Effective risk management is an important factor in keeping insurance premiums and workers’ compensation claims in check. Yet, even with concerted effort, it’s no easy task to improve risk management. New advances in applied predictive analytics can help. In this two-part blog series, we’ll explore how and why you should invest time and resources into the use and analysis of predictive analytics—and then make changes based on the results.
What Are Predictive Analytics?
Predictive analytics applications use computer modeling designed to help predict future outcomes based on current choices. For some time, advanced and predictive analytics models have provided corporate leaders insight into the future of their business enterprises. Today, predictive analytics are branching out into the realm of safety professionals. If you specialize in corporate or industrial safety, you can now examine the possible outcomes of current safety choices.
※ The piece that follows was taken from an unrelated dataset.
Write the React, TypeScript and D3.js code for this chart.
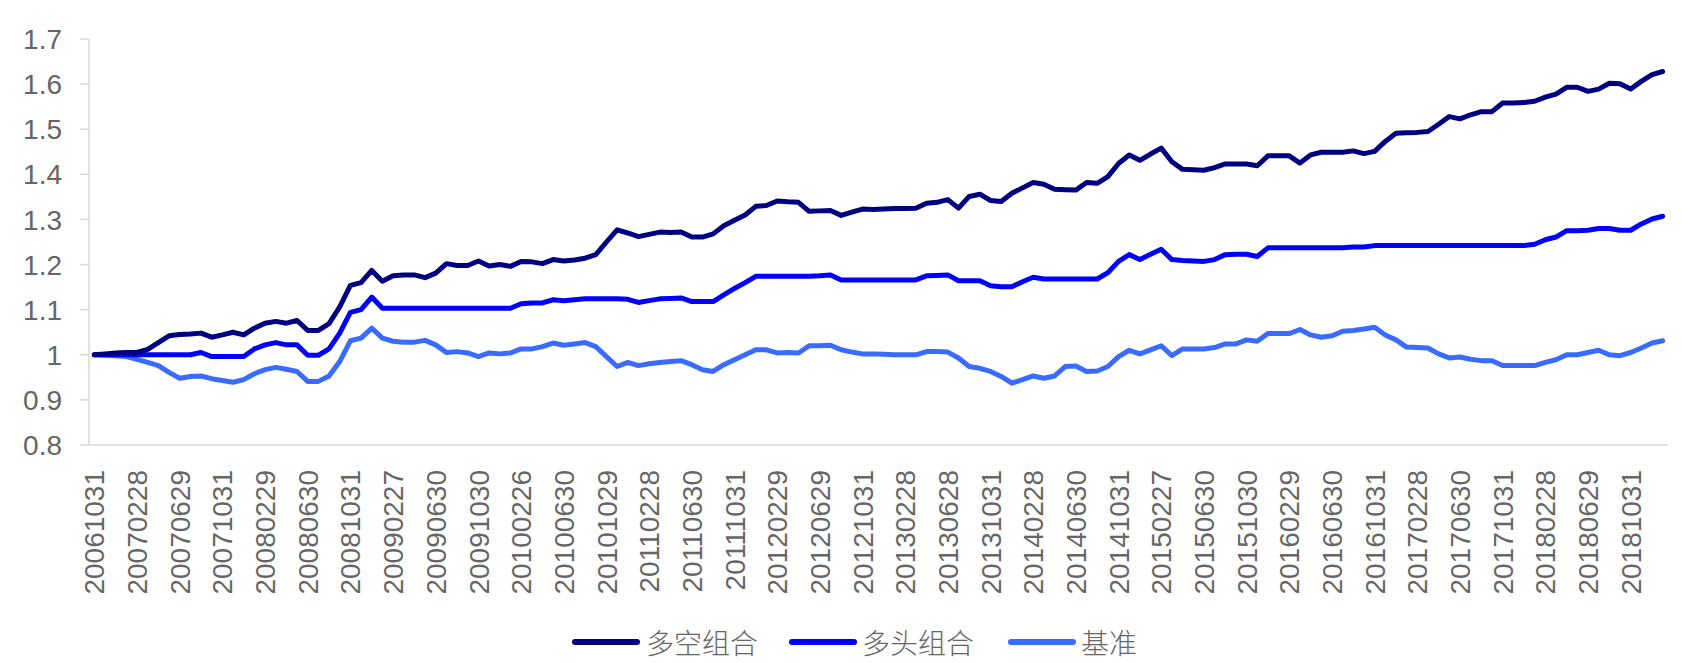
import React from "react";
import * as d3 from "d3";

const dates: string[] = [
  "20061031","20061130","20061229",
  "20070131","20070228","20070330","20070430","20070531","20070629","20070731","20070831","20070928","20071031","20071130","20071228",
  "20080131","20080229","20080331","20080430","20080530","20080630","20080731","20080829","20080926","20081031","20081128","20081231",
  "20090123","20090227","20090331","20090430","20090527","20090630","20090731","20090831","20090930","20091030","20091130","20091231",
  "20100129","20100226","20100331","20100430","20100531","20100630","20100730","20100831","20100930","20101029","20101130","20101231",
  "20110131","20110228","20110331","20110429","20110531","20110630","20110729","20110831","20110930","20111031","20111130","20111230",
  "20120131","20120229","20120330","20120427","20120531","20120629","20120731","20120831","20120928","20121031","20121130","20121231",
  "20130131","20130228","20130329","20130426","20130531","20130628","20130731","20130830","20130930","20131031","20131129","20131231",
  "20140130","20140228","20140331","20140430","20140530","20140630","20140731","20140829","20140930","20141031","20141128","20141231",
  "20150130","20150227","20150331","20150430","20150529","20150630","20150731","20150831","20150930","20151030","20151130","20151231",
  "20160129","20160229","20160331","20160429","20160531","20160630","20160729","20160831","20160930","20161031","20161130","20161230",
  "20170126","20170228","20170331","20170428","20170531","20170630","20170731","20170831","20170929","20171031","20171130","20171229",
  "20180131","20180228","20180330","20180427","20180531","20180629","20180731","20180831","20180928","20181031","20181130","20181228",
  "20190131",
];

const longShort: number[] = [
  1.000,1.002,1.004,1.005,1.005,1.012,1.027,1.042,1.045,1.046,
  1.048,1.039,1.044,1.050,1.044,1.059,1.070,1.074,1.070,1.076,
  1.054,1.054,1.069,1.106,1.154,1.160,1.187,1.163,1.175,1.177,
  1.177,1.171,1.181,1.202,1.198,1.198,1.208,1.197,1.200,1.196,
  1.207,1.206,1.202,1.211,1.208,1.210,1.214,1.222,1.250,1.277,
  1.270,1.262,1.267,1.272,1.271,1.272,1.261,1.261,1.268,1.286,
  1.298,1.310,1.329,1.331,1.341,1.339,1.338,1.318,1.319,1.320,
  1.309,1.316,1.323,1.322,1.323,1.324,1.324,1.325,1.336,1.338,
  1.344,1.325,1.351,1.356,1.342,1.340,1.358,1.370,1.382,1.378,
  1.367,1.366,1.365,1.382,1.380,1.395,1.424,1.443,1.431,1.445,
  1.458,1.428,1.411,1.410,1.409,1.415,1.423,1.423,1.423,1.419,
  1.441,1.441,1.441,1.425,1.443,1.449,1.449,1.449,1.452,1.446,
  1.451,1.473,1.491,1.492,1.493,1.495,1.511,1.528,1.523,1.532,
  1.539,1.539,1.558,1.558,1.559,1.562,1.571,1.578,1.593,1.593,
  1.584,1.589,1.602,1.601,1.589,1.606,1.621,1.628,
];

const longOnly: number[] = [
  1.000,1.000,1.000,1.000,1.000,1.000,1.000,1.000,1.000,1.000,
  1.005,0.996,0.996,0.996,0.996,1.013,1.022,1.027,1.022,1.022,
  0.999,0.999,1.013,1.048,1.094,1.100,1.128,1.103,1.103,1.103,
  1.103,1.103,1.103,1.103,1.103,1.103,1.103,1.103,1.103,1.103,
  1.113,1.115,1.115,1.122,1.120,1.122,1.124,1.124,1.124,1.124,
  1.123,1.116,1.120,1.124,1.125,1.126,1.118,1.118,1.118,1.133,
  1.147,1.160,1.174,1.174,1.174,1.174,1.174,1.174,1.175,1.177,
  1.166,1.166,1.166,1.166,1.166,1.166,1.166,1.166,1.175,1.176,
  1.177,1.164,1.164,1.164,1.153,1.151,1.151,1.162,1.172,1.168,
  1.168,1.168,1.168,1.168,1.168,1.182,1.207,1.222,1.211,1.223,
  1.234,1.211,1.209,1.208,1.207,1.211,1.222,1.223,1.223,1.218,
  1.237,1.237,1.237,1.237,1.237,1.237,1.237,1.237,1.239,1.239,
  1.242,1.242,1.242,1.242,1.242,1.242,1.242,1.242,1.242,1.242,
  1.242,1.242,1.242,1.242,1.242,1.245,1.255,1.261,1.275,1.275,
  1.276,1.280,1.280,1.276,1.276,1.290,1.301,1.307,
];

const benchmark: number[] = [
  1.000,0.999,0.998,0.996,0.990,0.983,0.976,0.961,0.948,0.952,
  0.953,0.947,0.943,0.939,0.945,0.958,0.967,0.972,0.968,0.963,
  0.941,0.941,0.953,0.985,1.031,1.037,1.059,1.037,1.030,1.028,
  1.028,1.032,1.022,1.005,1.007,1.004,0.996,1.004,1.002,1.004,
  1.013,1.013,1.018,1.026,1.021,1.024,1.027,1.018,0.996,0.974,
  0.983,0.976,0.980,0.983,0.985,0.987,0.978,0.967,0.963,0.978,
  0.989,1.000,1.011,1.011,1.004,1.005,1.004,1.020,1.020,1.021,
  1.011,1.006,1.002,1.002,1.001,1.000,1.000,1.000,1.007,1.007,
  1.006,0.993,0.974,0.970,0.963,0.952,0.937,0.945,0.953,0.948,
  0.953,0.974,0.975,0.963,0.964,0.974,0.996,1.010,1.002,1.011,
  1.020,0.998,1.013,1.013,1.013,1.016,1.024,1.024,1.033,1.030,
  1.047,1.047,1.047,1.056,1.044,1.039,1.042,1.052,1.054,1.057,
  1.061,1.044,1.033,1.017,1.016,1.015,1.002,0.993,0.995,0.990,
  0.987,0.987,0.976,0.976,0.976,0.976,0.983,0.989,1.000,1.000,
  1.005,1.010,1.000,0.998,1.005,1.015,1.026,1.031,
];

const yTicks: number[] = [0.8, 0.9, 1, 1.1, 1.2, 1.3, 1.4, 1.5, 1.6, 1.7];
const seriesNames: string[] = ["多空组合", "多头组合", "基准"];
const seriesColors: string[] = ["#000080", "#0000FF", "#3A6BFF"];
const seriesValues: number[][] = [longShort, longOnly, benchmark];
const labelEvery = 4;

const W = 1683;
const H = 663;
const plotLeft = 89;
const plotRight = 1668;
const plotTop = 39;
const plotBottom = 445;
const axisColor = "#D9D9D9";
const textColor = "#666666";

export default function App() {
  const x = d3.scalePoint<string>().domain(dates).range([plotLeft, plotRight]).padding(0.5);
  const y = d3.scaleLinear().domain([0.8, 1.7]).range([plotBottom, plotTop]);
  const line = d3
    .line<number>()
    .x((_, i) => x(dates[i]) as number)
    .y((d) => y(d));

  const legendItems = [
    { lineX: 575, textX: 646 },
    { lineX: 792, textX: 862 },
    { lineX: 1011, textX: 1081 },
  ];

  return (
    <svg
      width={W}
      height={H}
      style={{ position: "absolute", left: 0, top: 0, background: "#fff" }}
      fontFamily="'Liberation Sans', Arial, sans-serif"
    >
      <line x1={plotLeft} x2={plotLeft} y1={y(1.7)} y2={plotBottom} stroke={axisColor} strokeWidth={1.5} />
      <line x1={plotLeft} x2={plotRight} y1={plotBottom} y2={plotBottom} stroke={axisColor} strokeWidth={1.5} />
      {yTicks.map((t) => (
        <g key={t}>
          <line x1={plotLeft - 9} x2={plotLeft} y1={y(t)} y2={y(t)} stroke={axisColor} strokeWidth={1.5} />
          <text x={62} y={y(t)} dy="0.36em" textAnchor="end" fontSize={28} fill={textColor}>
            {String(t)}
          </text>
        </g>
      ))}
      {dates.map((d, i) =>
        i % labelEvery === 0 ? (
          <text
            key={d}
            transform={`translate(${x(d)},470) rotate(-90)`}
            dy="0.36em"
            textAnchor="end"
            fontSize={28}
            fill={textColor}
          >
            {d}
          </text>
        ) : null
      )}
      {seriesValues
        .map((vals, k) => (
          <path
            key={seriesNames[k]}
            d={line(vals) || ""}
            fill="none"
            stroke={seriesColors[k]}
            strokeWidth={5}
            strokeLinejoin="round"
            strokeLinecap="round"
          />
        ))
        .reverse()}
      {legendItems.map((it, k) => (
        <g key={seriesNames[k]}>
          <line
            x1={it.lineX}
            x2={it.lineX + 62}
            y1={642}
            y2={642}
            stroke={seriesColors[k]}
            strokeWidth={6}
            strokeLinecap="round"
          />
          <text
            x={it.textX}
            y={642}
            dominantBaseline="central"
            fontSize={28}
            fontWeight={300}
            fill={textColor}
            fontFamily="'Noto Sans CJK SC', sans-serif"
          >
            {seriesNames[k]}
          </text>
        </g>
      ))}
    </svg>
  );
}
Why Try Predictive Analytics to Improve Risk Management?
When you embed predictive analytics into your risk management equations, you can make better front-line decisions and direct attention appropriately to high-cost claims. Workplace accidents may also be predicted before they happen, thus greatly reducing your medical expenses.
The white paper “Predictive Analytics in Workplace Safety,” published by Predictive Solutions, encourages the use of predictive models, or leading indicators, over the use of existing safety data or lagging indicators. In other words, most existing data sets are based on the status quo. The predictive modeling offered by predictive analytics lets you examine future scenarios before you’re faced with the results of costly accidents.
Why Trust Predictive Analytics to Improve Risk Management?
The same Predictive Solutions publication reports that predictive modeling has produced accuracy levels between 80 percent and 97 percent in predicting future worksite injuries based on existing data. In addition, Risk & Insurance reports that the $12 billion Dallas-based Dean Foods Company reported “major success” in just one year of using predictive analytics to offset workers’ compensation claims.
Proactive safety inspections are better than reactive incident investigations. The use of predictive analytics introduces a corporate culture of safety and prevention. To use predictive analytics, you’ll build safety data collection procedures into daily operating procedures so that data mining occurs routinely and effortlessly—all while encouraging a climate of on-site safety. This results in organized, understandable data streams that are readily accessible to help you make important decisions regarding safety and workplace management.